La scommessa del Faust goethiano, che impegna l’anima in cambio di un attimo così bello da arrestare la sua illimitata tensione metamorfica, diventa la sfida mefistofelica del regista, che ci tempesta di splendori e nefandezze, costruisce quadri traboccanti di stimoli ed evocazioni, che si vorrebbero fermare, assaporare, e invece si sfaldano incessantemente, si disperdono in infinite direzioni.
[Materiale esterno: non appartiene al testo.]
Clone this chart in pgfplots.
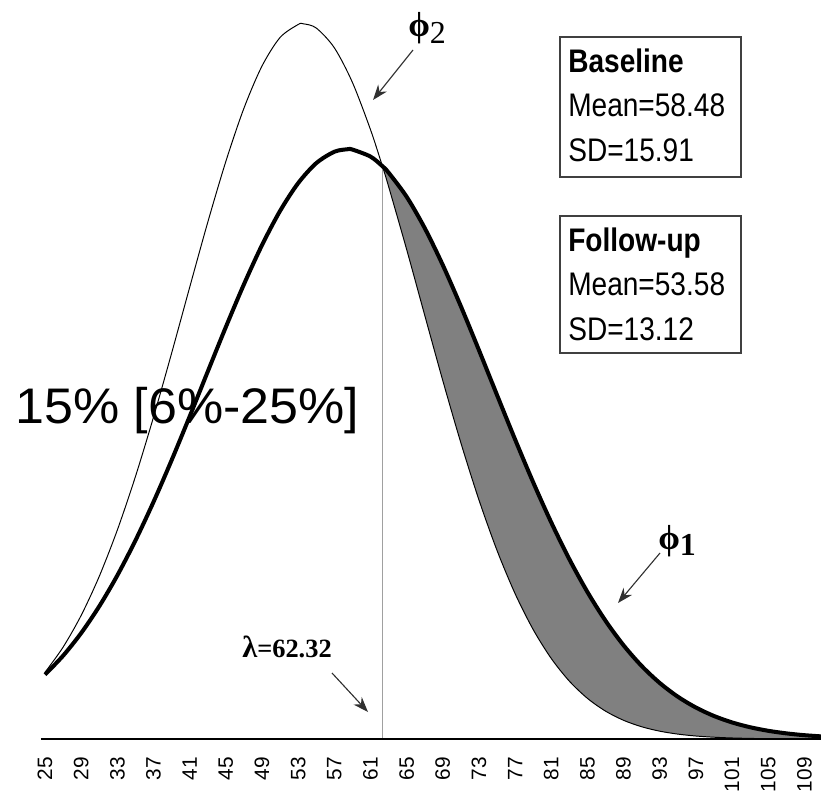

Il demone del cinema, inquieto e capriccioso, possiede le arti, le attraversa e le sconquassa, penetra e squarcia il tessuto pittorico delle immagini, la densità enigmatica del testo, mirando sempre allo sconfinamento: “Oltre, oltre, oltre.” Come lo sprovveduto protagonista, esautorato e manovrato dal suo subdolo assistente nei suoi gesti determinanti (l’assassinio di Valentin, la firma del patto), veniamo giocati e beffati dalla rappresentazione, come lui ci arrovelliamo a cercare il senso, ma siamo travolti dall’azione.

 

 

L’unico gesto che appartiene veramente a Faust è quello con cui si perde definitivamente, quando seppellisce il suo demone e rinuncia all’anima stracciando il contratto: la fame di sapere, la ricerca ansiosa che lo divora e lo spinge, si cristallizza in una certezza nichilista, nell’estasi e nella solitudine di una ragione onnipotente e distruttiva. Il passo scomposto con cui riprende la sua folle corsa traccia il preludio alla parabola tragica e grottesca del potere, quella che Sokurov ha analizzato dissezionando i corpi decadenti di Hitler (Moloch), Lenin (Taurus) e Hirohito (Il sole). Rispetto a quella trilogia, Faust si offre come fondazione teorica e sintesi visionaria, che nella terra desolata del finale ne dispone lo scenario, un orizzonte sconfinato di assoluta immanenza. Un prologo e una conclusione, ma anche qui, il film va oltre.